Non penso che si sarebbe verificato il contrario, ovvero che una donna delle istituzioni a livello apicale, durante un evento pubblico, esprimesse il suo disprezzo per l’operato culturale di un collega, ma la storia non si fa con le ipotesi. Dunque, nella realtà, abbiamo un eminente esponente del patriarcato di sinistra che sceglie due parole molto significative, “orribile” e “abominevole”, per stigmatizzare l’uso del femminile (previsto sin dalle elementari nella lingua italiana) per vocaboli che indicano ruoli di rappresentanza: sindaca e ministra.

Ruoli relativamente nuovi per le donne, funzioni di potere, mansioni che rimandano simbolicamente all’autorevolezza. Autorevolezza lontana dall’essere ritenuta legittima da molte persone, se per nominare questi incarichi è necessario cancellare il corpo che li incarna. Solo maschilizzandole per definirle possiamo sopportare che le donne accedano a posizioni di potere?

La registrazione documenta il tono stentoreo del Presidente emerito mentre si rivolge alla neo ministra Fedeli: “Valeria non si dorrà se insisto in una licenza, quella di reagire alla trasformazione di dignitosi vocaboli della lingua italiana nell’orribile appellativo di ministra o in quello abominevole di sindaca”.

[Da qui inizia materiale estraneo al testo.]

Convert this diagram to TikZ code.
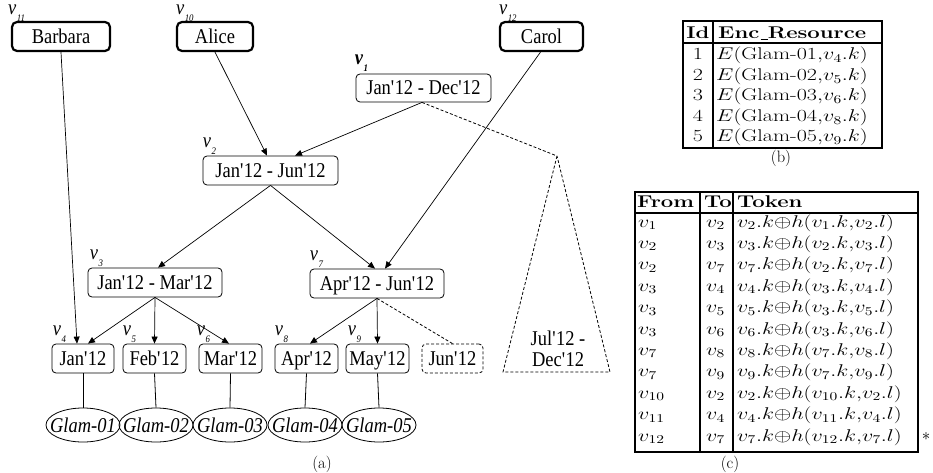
\RequirePackage{fix-cm}
\documentclass[tikz,border=0pt]{standalone}
\usepackage{fontspec}
\usepackage{graphicx}
\usetikzlibrary{arrows.meta,shapes.geometric,calc}
\newfontfamily\treefont[FakeStretch=0.88]{Liberation Serif}
\newcommand\ap{\textquotesingle}
\newcommand\vv[1]{{\treefont\fontsize{21}{22}\selectfont\itshape v\kern0.5pt\raisebox{-7pt}{\fontsize{10}{10}\selectfont #1}}}
\newcommand\vvb[1]{{\treefont\fontsize{21}{22}\selectfont\bfseries\itshape v\kern0.5pt\raisebox{-7pt}{\fontsize{10}{10}\selectfont #1}}}
\newcommand\tbx[1]{\scalebox{1.3}[1]{#1}}
\newcommand\us{\kern0.06em\rule[-0.08em]{0.32em}{0.09em}}
\begin{document}
\begin{tikzpicture}[x=1pt,y=-1pt,
  treefnt/.style={font=\treefont\fontsize{21}{22}\selectfont},
  namebox/.style={treefnt, draw, line width=2.2pt, rounded corners=5pt, minimum height=29pt, inner sep=0pt, text height=14pt, text depth=0pt},
  tbox/.style={treefnt, draw, line width=0.8pt, rounded corners=4pt, minimum height=29pt, inner sep=0pt, text height=14pt, text depth=0pt},
  leafbox/.style={tbox, minimum width=63pt},
  res/.style={font=\treefont\fontsize{21}{22}\selectfont\itshape, draw, line width=0.8pt, ellipse, minimum width=74pt, minimum height=34pt, inner sep=0pt, text height=14pt, text depth=0pt},
  lab/.style={anchor=base west, inner sep=0pt, text height=9pt},
  arr/.style={-{Triangle[length=7pt,width=6pt]}, line width=0.7pt},
  solidline/.style={line width=0.8pt},
  dsh/.style={line width=0.8pt, dash pattern=on 3pt off 2pt},
  tbl/.style={line width=2.4pt},
  tb/.style={inner sep=0pt, font=\fontsize{17}{17}\selectfont},
  tc/.style={inner sep=0pt, font=\fontsize{17}{17}\selectfont},
  captxt/.style={inner sep=0pt, anchor=base, font=\fontsize{16.5}{16.5}\selectfont}
]
\useasboundingbox (0,0) rectangle (933,473);

% users
\node[namebox, minimum width=98pt] (barbara) at (61,36.5) {Barbara};
\node[namebox, minimum width=76pt] (alice) at (215,36.5) {Alice};
\node[namebox, minimum width=83pt] (carol) at (541.5,36.5) {Carol};

% tree
\node[tbox, minimum width=135pt, minimum height=28pt] (v1) at (423.5,88) {Jan\ap12 - Dec\ap12};
\node[tbox, minimum width=135pt] (v2) at (270.5,170.5) {Jan\ap12 - Jun\ap12};
\node[tbox, minimum width=134pt] (v3) at (155,282.5) {Jan\ap12 - Mar\ap12};
\node[tbox, minimum width=134pt] (v7) at (377,283.5) {Apr\ap12 - Jun\ap12};

\node[leafbox, minimum width=62pt] (jan) at (83,358.5) {Jan\ap12};
\node[leafbox] (feb) at (154.5,358.5) {Feb\ap12};
\node[leafbox] (mar) at (230.5,358.5) {Mar\ap12};
\node[leafbox] (apr) at (306.5,358.5) {Apr\ap12};
\node[leafbox] (may) at (377.5,358.5) {May\ap12};
\node[tbox, minimum width=61pt, dash pattern=on 3pt off 2pt] (jun) at (452.5,358.5) {Jun\ap12};

% resources
\node[res] (g1) at (83,425) {\makebox[40pt]{Glam-01}};
\node[res] (g2) at (156,425) {\makebox[40pt]{Glam-02}};
\node[res] (g3) at (230,425) {\makebox[40pt]{Glam-03}};
\node[res] (g4) at (305,425) {\makebox[40pt]{Glam-04}};
\node[res] (g5) at (379,425) {\makebox[40pt]{Glam-05}};

% labels
\node[lab] (l11) at ([xshift=-3pt,yshift=6pt]barbara.north west) {\vv{11}};
\node[lab] (l10) at ([xshift=0pt,yshift=6pt]alice.north west) {\vv{10}};
\node[lab] (l12) at ([xshift=0pt,yshift=6pt]carol.north west) {\vv{12}};
\node[lab] (l1) at ([xshift=-1pt,yshift=9pt]v1.north west) {\vvb{1}};
\node[lab] (l2) at ([xshift=0pt,yshift=8pt]v2.north west) {\vv{2}};
\node[lab] (l3) at ([xshift=2pt,yshift=8pt]v3.north west) {\vv{3}};
\node[lab] (l7) at ([xshift=0pt,yshift=8pt]v7.north west) {\vv{7}};
\node[lab] (l4) at ([xshift=1pt,yshift=8pt]jan.north west) {\vv{4}};
\node[lab] (l5) at ([xshift=0pt,yshift=8pt]feb.north west) {\vv{5}};
\node[lab] (l6) at ([xshift=-2pt,yshift=8pt]mar.north west) {\vv{6}};
\node[lab] (l8) at ([xshift=0pt,yshift=8pt]apr.north west) {\vv{8}};
\node[lab] (l9) at ([xshift=2pt,yshift=8pt]may.north west) {\vv{9}};

% arrows
\draw[arr] (barbara.south) -- ([xshift=-6pt]jan.north);
\draw[arr] (v3.south) -- ([xshift=5pt]jan.north);
\draw[arr] (v3.south) -- (feb.north);
\draw[arr] (v3.south) -- ([xshift=-1.5pt]mar.north);
\draw[arr] (alice.south) -- ([xshift=-3.5pt]v2.north);
\draw[arr] ([xshift=-1.5pt]v1.south) -- ([xshift=24.5pt]v2.north);
\draw[arr] (v2.south) -- ([xshift=3pt]v3.north);
\draw[arr] (v2.south) -- ([xshift=-2pt]v7.north);
\draw[arr] ([xshift=-1pt]carol.south) -- ([xshift=8pt]v7.north);
\draw[arr] (v7.south) -- ([xshift=3.5pt]apr.north);
\draw[arr] (v7.south) -- (may.north);
\draw[dsh] (v7.south) -- (jun.north);

\draw[solidline] (jan.south) -- (g1.north);
\draw[solidline] (feb.south) -- (g2.north);
\draw[solidline] (mar.south) -- (g3.north);
\draw[solidline] (apr.south) -- (g4.north);
\draw[solidline] (may.south) -- (g5.north);

% subtree triangle
\coordinate (apex) at (557,156);
\coordinate (tl) at (503,372);
\coordinate (tr) at (610,372);
\draw[dsh] ([xshift=-1.5pt]v1.south) -- (apex);
\draw[dsh] (apex) -- (tl) -- (tr) -- cycle;
\node[treefnt, anchor=base, inner sep=0pt] (jul1) at (558,345) {Jul\ap12 -};
\node[treefnt, anchor=base, inner sep=0pt] (jul2) at (558,366) {Dec\ap12};

\node[captxt] (capa) at (322,468) {(a)};

% table (b)
\draw[tbl] (683,21) rectangle (882,148);
\draw[tbl] (683,43) -- (882,43);
\draw[tbl] (713,21) -- (713,148);
\node[tb, anchor=base] (bh1) at (698,39) {\tbx{\bfseries Id}};
\node[tb, anchor=base west] (bh2) at (718,39) {\tbx{\bfseries Enc\us Resource}};
\foreach \i/\g/\v in {1/01/4,2/02/5,3/03/6,4/04/8,5/05/9} {
  \node[tb, anchor=base] (bn\i) at (698,{60+20.5*(\i-1)}) {\tbx{\i}};
  \node[tb, anchor=base west] (be\i) at (716,{60+20.5*(\i-1)}) {\tbx{$E(\mbox{Glam-\g}{,}v_{\v}.k)$}};
}
\node[captxt] (capb) at (781,163) {(b)};

% table (c)
\draw[tbl] (635,192) rectangle (918,452);
\draw[tbl] (635,213) -- (918,213);
\draw[tbl] (700,192) -- (700,452);
\draw[tbl] (733,192) -- (733,452);
\node[tc, anchor=base west] (ch1) at (637,207) {\tbx{\bfseries From}};
\node[tc, anchor=base west] (ch2) at (704,207) {\tbx{\bfseries To}};
\node[tc, anchor=base west] (ch3) at (737,207) {\tbx{\bfseries Token}};
\foreach \f/\t [count=\i] in {1/2,2/3,2/7,3/4,3/5,3/6,7/8,7/9,10/2,11/4,12/7} {
  \node[tc, anchor=base west] (cf\i) at (638,{227+21.4*(\i-1)}) {\tbx{$v_{\f}$}};
  \node[tc, anchor=base west] (ct\i) at (706,{227+21.4*(\i-1)}) {\tbx{$v_{\t}$}};
  \node[tc, anchor=base west] (ck\i) at (737,{227+21.4*(\i-1)}) {\tbx{$v_{\t}.k{\oplus}h(v_{\f}.k{,}v_{\t}.l)$}};
}
\node[tc] (star) at (926,437) {$*$};
\node[captxt] (capc) at (730,468) {(c)};
\end{tikzpicture}
\end{document}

Giorgio Napolitano è un anziano, potente, colto comunista che ha passato la sua esistenza nella politica, e le sue parole sono condivise ancora da una grande parte di uomini (e donne) di ogni cultura e ideologia, come del resto testimonia il fragoroso applauso alla sua esternazione. Non dovrebbe passare inosservato il passaggio sui dignitosi vocaboli: non sarà che le parole sono degne solo quando sono declinate al maschile?

Il catalogo della detrazione è variegato: da chi sostiene che usare il femminile sia una questione di poco conto (e di solito questo gruppo rifiuta anche il cognome materno, parimenti una piccolezza), a chi ne fa una questione di sonorità (“che brutta parola ministra”) passando per chi non vede il problema (“c’è ben altro su cui concentrarsi”).

Dal mio punto di vista ciò che emerge è che si sta resistendo ad un cambiamento epocale: come ha bene detto la presidente Boldrini, si tratta di democrazia.

Essere nominate, avere la possibilità di dirsi è il primo elemento di visibilità, di esistenza. Lo hanno sempre sottolineato i movimenti Lgbt come quelli contro l’apartheid. Perché se non si esiste, a cominciare dal linguaggio, come si possono assolvere doveri e reclamare diritti? Se è vero che la lingua batte dove il dente duole fare attenzione al perché si insiste a usare il maschile come genere che ingloba il femminile non è secondario: l’identità è il principio attraverso il quale si affermano le differenze. Per essere detta, e valorizzata, la differenza va nominata, anche nel discorso minuto della quotidianità, senza il quale la grande politica è poca cosa.

Nota a margine: a parte gli irriducibile razzisti non c’è stata tutta questa resistenza a cambiare linguaggio e passare da stranieri a migranti per nominare chi arriva da altrove. Invece, equamente diffusa in ogni settore politico e culturale, la strenua opposizione alla sessuazione del linguaggio continua. Si tratta, infatti, della resistenza non tanto alle parole, quando ai fatti. Un problema di democrazia, appunto.